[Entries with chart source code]
* * *

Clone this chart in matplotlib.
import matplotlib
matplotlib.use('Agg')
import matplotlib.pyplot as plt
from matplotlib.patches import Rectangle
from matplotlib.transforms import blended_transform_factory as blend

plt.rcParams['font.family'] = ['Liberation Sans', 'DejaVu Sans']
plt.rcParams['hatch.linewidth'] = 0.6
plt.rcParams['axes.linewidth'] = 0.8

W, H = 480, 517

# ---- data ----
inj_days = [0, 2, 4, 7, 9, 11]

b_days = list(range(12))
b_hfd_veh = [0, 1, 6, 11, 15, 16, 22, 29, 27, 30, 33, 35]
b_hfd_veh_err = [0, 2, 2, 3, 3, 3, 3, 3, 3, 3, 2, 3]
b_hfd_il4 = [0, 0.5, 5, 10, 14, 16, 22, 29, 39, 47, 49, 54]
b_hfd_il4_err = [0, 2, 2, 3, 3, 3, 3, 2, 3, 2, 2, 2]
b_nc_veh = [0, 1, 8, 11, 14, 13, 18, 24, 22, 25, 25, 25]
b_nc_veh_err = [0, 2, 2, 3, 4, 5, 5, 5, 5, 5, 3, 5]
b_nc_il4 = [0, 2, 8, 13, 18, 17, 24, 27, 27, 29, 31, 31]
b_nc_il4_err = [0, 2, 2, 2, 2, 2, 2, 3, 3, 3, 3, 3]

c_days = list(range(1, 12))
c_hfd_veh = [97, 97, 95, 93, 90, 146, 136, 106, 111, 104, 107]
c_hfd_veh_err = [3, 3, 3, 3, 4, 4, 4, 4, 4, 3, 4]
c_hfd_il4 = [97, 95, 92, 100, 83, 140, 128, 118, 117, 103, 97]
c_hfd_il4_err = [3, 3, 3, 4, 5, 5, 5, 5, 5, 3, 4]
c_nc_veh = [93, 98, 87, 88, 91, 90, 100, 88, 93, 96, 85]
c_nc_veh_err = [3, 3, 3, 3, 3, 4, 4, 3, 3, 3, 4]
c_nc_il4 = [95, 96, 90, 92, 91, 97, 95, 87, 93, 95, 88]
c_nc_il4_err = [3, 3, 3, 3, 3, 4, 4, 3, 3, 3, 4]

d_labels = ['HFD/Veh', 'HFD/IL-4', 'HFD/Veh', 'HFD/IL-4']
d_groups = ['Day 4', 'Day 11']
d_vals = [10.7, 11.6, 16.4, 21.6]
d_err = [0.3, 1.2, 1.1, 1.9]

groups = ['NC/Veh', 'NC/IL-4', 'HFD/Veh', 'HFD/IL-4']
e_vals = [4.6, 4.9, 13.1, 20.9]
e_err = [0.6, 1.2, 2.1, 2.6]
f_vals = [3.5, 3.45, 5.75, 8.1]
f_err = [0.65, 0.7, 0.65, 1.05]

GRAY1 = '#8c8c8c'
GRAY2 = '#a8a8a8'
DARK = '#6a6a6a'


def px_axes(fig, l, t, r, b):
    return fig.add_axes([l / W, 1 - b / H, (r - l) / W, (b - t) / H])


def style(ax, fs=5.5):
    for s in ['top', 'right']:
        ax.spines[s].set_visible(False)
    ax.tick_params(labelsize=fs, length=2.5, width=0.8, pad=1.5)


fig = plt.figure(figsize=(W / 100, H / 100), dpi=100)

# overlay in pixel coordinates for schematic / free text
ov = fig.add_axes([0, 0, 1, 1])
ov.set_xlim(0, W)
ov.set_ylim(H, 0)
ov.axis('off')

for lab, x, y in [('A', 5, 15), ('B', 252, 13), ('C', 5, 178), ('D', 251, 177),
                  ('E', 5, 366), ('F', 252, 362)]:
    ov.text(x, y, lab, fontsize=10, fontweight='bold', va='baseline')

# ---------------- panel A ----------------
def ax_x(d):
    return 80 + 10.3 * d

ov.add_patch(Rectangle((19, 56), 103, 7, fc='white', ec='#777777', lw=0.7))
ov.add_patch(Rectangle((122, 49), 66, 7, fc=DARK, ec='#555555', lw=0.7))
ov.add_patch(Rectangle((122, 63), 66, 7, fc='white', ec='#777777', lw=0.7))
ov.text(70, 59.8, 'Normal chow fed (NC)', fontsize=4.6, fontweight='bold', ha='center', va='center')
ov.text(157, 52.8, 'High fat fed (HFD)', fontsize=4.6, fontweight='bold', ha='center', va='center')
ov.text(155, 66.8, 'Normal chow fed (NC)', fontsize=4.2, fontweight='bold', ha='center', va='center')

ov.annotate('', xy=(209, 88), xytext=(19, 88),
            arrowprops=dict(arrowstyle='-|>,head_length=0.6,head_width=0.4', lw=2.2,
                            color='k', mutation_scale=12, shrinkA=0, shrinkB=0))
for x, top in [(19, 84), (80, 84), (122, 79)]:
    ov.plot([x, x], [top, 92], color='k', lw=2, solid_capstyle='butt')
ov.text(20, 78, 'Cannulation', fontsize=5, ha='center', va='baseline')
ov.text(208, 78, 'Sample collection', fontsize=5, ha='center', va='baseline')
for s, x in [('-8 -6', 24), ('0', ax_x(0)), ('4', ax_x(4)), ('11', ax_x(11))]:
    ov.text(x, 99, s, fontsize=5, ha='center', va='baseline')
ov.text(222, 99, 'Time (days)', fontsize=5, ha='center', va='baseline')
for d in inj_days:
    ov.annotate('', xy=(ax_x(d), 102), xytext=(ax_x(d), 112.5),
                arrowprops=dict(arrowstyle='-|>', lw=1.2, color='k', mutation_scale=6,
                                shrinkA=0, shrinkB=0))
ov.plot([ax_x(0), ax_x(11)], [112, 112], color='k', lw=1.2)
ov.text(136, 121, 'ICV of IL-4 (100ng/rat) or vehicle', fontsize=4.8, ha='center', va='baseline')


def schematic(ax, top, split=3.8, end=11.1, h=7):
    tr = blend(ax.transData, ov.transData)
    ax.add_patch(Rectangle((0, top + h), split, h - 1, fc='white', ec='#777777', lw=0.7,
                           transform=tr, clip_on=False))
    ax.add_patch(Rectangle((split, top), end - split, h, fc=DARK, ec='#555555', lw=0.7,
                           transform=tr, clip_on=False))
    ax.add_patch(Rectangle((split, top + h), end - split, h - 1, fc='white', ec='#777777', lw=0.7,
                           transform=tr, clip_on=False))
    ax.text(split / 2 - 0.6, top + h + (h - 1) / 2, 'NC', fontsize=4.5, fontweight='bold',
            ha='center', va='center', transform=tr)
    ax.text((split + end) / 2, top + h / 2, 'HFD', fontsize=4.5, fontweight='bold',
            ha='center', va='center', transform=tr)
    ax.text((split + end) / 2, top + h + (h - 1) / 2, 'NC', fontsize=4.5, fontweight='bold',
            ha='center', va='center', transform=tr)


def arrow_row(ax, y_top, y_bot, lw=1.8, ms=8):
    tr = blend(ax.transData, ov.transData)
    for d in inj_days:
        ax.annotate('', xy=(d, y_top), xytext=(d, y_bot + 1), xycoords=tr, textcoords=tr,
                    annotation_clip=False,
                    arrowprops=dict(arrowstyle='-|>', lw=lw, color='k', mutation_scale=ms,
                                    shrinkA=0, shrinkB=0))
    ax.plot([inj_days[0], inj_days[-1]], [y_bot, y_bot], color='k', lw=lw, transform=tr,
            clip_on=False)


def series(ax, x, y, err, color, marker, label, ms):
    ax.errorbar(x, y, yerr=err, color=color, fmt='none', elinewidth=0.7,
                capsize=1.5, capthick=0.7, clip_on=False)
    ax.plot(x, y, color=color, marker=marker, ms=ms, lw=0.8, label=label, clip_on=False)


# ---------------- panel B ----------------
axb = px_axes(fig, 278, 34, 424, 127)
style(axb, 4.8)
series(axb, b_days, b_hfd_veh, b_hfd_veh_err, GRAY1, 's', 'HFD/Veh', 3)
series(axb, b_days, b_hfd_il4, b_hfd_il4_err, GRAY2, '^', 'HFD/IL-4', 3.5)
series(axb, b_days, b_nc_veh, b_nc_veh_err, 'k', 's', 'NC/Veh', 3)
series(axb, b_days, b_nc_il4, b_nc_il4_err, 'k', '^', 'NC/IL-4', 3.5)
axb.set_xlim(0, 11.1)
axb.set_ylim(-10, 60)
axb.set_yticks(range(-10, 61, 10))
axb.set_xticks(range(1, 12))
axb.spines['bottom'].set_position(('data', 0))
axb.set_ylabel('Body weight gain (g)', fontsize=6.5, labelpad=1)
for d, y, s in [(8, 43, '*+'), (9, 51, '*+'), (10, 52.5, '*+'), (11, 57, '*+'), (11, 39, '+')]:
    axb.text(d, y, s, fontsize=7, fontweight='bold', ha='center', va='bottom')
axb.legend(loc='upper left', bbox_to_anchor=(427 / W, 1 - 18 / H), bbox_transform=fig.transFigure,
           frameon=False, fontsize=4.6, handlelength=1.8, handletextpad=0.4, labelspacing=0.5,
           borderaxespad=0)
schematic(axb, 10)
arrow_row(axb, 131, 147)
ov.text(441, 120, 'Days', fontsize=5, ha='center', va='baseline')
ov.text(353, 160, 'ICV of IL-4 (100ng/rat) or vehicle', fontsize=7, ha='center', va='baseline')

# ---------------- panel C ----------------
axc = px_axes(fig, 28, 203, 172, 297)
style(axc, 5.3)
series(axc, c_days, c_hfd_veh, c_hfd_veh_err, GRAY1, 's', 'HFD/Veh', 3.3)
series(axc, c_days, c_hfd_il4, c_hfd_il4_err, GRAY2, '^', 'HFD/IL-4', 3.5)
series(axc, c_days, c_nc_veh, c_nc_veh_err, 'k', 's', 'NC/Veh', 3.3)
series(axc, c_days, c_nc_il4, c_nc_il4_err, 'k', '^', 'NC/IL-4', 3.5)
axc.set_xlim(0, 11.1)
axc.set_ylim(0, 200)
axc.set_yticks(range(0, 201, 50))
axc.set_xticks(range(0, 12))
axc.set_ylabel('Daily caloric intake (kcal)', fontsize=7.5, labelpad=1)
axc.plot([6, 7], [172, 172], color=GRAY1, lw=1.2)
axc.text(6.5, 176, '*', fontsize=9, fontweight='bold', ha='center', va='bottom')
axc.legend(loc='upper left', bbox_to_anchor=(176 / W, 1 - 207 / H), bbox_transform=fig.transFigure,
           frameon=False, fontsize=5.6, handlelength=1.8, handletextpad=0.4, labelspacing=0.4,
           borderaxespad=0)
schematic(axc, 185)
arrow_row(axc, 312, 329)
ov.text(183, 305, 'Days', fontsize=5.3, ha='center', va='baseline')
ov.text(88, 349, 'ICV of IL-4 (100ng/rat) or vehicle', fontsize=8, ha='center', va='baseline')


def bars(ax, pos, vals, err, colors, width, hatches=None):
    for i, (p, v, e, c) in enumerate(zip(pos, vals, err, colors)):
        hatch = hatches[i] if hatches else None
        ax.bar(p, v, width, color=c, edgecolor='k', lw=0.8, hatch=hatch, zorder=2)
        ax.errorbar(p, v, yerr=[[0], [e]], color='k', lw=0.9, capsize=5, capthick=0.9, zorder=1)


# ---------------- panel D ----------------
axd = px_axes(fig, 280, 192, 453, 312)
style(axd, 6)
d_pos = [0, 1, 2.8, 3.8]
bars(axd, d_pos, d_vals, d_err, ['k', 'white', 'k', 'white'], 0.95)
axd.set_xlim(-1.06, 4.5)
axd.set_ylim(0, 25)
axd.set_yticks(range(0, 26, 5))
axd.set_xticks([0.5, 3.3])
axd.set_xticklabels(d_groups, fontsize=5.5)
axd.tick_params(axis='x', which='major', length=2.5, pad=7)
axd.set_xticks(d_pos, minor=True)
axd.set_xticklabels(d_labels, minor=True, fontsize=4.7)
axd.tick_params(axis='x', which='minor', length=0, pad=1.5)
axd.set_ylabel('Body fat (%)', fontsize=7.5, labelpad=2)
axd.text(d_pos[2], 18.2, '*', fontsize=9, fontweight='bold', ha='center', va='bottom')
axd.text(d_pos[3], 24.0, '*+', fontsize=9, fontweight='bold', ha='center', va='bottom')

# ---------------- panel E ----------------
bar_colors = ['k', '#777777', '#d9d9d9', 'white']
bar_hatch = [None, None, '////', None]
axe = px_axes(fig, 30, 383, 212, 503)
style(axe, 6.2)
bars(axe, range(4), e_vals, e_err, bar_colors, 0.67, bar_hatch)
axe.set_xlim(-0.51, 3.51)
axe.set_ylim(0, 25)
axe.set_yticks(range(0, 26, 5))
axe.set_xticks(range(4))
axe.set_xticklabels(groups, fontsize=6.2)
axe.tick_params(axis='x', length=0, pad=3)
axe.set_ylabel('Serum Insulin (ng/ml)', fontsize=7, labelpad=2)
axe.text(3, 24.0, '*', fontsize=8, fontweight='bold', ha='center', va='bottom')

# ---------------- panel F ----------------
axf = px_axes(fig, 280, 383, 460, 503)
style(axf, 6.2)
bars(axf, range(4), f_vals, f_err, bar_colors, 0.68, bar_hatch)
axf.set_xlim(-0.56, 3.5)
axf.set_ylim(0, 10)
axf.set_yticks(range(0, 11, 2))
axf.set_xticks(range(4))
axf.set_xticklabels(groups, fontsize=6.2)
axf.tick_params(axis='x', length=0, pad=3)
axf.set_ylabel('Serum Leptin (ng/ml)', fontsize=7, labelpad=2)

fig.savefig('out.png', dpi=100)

* * *

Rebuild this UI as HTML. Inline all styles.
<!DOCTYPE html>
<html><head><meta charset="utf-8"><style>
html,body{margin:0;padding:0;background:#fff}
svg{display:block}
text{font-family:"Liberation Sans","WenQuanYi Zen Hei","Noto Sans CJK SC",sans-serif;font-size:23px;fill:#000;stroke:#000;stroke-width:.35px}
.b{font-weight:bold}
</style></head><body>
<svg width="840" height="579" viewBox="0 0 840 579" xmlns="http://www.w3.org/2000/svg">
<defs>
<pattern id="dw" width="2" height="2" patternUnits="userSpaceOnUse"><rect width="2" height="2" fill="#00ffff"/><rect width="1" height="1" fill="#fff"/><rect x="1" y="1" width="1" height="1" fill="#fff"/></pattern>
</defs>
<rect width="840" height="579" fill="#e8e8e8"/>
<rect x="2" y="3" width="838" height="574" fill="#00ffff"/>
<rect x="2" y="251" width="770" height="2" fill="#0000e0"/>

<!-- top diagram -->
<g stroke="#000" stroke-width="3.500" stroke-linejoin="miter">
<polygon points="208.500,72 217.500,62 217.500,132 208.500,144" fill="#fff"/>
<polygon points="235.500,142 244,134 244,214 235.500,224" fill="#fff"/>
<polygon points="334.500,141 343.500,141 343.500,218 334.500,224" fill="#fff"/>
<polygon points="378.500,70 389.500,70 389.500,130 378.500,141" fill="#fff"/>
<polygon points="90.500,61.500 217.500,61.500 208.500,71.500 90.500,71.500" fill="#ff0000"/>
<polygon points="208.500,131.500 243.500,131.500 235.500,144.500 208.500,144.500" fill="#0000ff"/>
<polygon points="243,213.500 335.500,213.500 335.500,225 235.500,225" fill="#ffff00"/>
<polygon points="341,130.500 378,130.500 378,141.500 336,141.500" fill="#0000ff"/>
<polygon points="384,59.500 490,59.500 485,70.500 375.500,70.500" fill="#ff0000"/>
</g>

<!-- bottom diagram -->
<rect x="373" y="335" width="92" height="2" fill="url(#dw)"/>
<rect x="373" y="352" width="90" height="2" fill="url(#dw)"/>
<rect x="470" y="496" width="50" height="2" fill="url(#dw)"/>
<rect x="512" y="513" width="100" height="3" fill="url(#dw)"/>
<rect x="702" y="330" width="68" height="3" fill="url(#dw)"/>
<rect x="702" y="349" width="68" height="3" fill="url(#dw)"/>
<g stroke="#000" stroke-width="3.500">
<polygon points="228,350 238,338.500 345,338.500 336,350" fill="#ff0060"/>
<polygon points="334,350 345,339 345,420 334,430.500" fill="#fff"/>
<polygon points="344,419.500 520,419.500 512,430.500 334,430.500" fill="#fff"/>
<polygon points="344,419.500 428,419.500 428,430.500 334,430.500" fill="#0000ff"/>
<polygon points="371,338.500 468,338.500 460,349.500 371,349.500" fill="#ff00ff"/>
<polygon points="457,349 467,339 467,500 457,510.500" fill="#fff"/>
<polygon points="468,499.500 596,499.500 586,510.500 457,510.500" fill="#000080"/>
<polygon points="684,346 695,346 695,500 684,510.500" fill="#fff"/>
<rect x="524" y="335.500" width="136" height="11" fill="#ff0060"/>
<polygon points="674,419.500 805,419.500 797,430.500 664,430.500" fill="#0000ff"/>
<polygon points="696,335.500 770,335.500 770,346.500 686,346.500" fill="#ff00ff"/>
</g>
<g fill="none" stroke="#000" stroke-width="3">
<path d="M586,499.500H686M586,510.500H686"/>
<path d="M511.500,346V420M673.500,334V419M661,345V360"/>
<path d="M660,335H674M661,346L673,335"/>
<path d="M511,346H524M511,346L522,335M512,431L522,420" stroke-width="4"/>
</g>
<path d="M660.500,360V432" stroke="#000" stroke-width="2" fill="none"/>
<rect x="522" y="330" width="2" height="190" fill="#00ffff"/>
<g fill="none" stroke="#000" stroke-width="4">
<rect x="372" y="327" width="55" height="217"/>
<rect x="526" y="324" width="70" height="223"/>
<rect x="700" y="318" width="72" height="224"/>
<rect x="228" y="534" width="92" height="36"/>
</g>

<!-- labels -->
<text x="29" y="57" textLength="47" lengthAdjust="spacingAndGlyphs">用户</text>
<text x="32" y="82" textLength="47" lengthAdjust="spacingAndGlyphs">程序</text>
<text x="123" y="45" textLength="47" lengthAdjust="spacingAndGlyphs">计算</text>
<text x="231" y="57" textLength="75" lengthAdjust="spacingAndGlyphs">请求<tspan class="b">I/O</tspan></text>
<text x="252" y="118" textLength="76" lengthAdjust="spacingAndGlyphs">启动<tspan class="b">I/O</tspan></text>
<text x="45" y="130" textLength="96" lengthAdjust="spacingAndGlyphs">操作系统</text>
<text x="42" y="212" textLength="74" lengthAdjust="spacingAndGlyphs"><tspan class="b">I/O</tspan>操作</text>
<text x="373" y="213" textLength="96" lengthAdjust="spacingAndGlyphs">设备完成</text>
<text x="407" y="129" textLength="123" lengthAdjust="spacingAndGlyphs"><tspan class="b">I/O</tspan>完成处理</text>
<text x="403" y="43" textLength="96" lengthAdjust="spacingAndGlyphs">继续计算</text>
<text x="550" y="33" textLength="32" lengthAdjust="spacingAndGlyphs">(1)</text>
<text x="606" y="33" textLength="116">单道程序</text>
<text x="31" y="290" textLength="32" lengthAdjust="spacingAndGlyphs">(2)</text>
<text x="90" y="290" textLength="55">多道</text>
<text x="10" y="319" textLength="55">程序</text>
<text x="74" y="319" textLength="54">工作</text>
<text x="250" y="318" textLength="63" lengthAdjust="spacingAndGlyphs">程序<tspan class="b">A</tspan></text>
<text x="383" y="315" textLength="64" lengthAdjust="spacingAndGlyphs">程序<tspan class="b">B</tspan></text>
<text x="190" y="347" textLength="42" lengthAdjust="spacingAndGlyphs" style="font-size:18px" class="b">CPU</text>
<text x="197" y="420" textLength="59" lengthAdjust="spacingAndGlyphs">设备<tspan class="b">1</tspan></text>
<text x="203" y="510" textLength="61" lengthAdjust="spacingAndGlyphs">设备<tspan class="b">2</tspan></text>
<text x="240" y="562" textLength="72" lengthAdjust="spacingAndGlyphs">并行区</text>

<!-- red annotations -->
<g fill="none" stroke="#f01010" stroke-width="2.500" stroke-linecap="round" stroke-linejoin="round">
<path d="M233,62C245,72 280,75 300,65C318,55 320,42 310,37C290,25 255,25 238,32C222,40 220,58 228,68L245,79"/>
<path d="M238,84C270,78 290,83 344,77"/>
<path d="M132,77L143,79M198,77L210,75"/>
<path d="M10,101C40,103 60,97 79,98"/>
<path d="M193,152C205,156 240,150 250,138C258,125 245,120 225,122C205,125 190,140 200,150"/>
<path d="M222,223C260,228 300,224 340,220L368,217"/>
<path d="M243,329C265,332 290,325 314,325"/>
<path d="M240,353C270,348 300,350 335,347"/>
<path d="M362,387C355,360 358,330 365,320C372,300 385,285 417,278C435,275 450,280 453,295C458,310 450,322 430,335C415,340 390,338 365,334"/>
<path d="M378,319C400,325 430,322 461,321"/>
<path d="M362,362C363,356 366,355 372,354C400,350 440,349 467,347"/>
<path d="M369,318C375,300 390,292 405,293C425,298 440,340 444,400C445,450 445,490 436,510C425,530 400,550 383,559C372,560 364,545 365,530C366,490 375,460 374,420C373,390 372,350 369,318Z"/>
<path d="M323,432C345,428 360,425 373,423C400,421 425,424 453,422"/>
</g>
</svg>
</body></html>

* * *

What is asked:
Nothing outside the span should appear: copy exactly from the line with "Clone this chart in matplotlib." through the line with "3, 3, 3, 3, 3]".

Written solution:
Clone this chart in matplotlib.
import matplotlib
matplotlib.use('Agg')
import matplotlib.pyplot as plt
from matplotlib.patches import Rectangle
from matplotlib.transforms import blended_transform_factory as blend

plt.rcParams['font.family'] = ['Liberation Sans', 'DejaVu Sans']
plt.rcParams['hatch.linewidth'] = 0.6
plt.rcParams['axes.linewidth'] = 0.8

W, H = 480, 517

# ---- data ----
inj_days = [0, 2, 4, 7, 9, 11]

b_days = list(range(12))
b_hfd_veh = [0, 1, 6, 11, 15, 16, 22, 29, 27, 30, 33, 35]
b_hfd_veh_err = [0, 2, 2, 3, 3, 3, 3, 3, 3, 3, 2, 3]
b_hfd_il4 = [0, 0.5, 5, 10, 14, 16, 22, 29, 39, 47, 49, 54]
b_hfd_il4_err = [0, 2, 2, 3, 3, 3, 3, 2, 3, 2, 2, 2]
b_nc_veh = [0, 1, 8, 11, 14, 13, 18, 24, 22, 25, 25, 25]
b_nc_veh_err = [0, 2, 2, 3, 4, 5, 5, 5, 5, 5, 3, 5]
b_nc_il4 = [0, 2, 8, 13, 18, 17, 24, 27, 27, 29, 31, 31]
b_nc_il4_err = [0, 2, 2, 2, 2, 2, 2, 3, 3, 3, 3, 3]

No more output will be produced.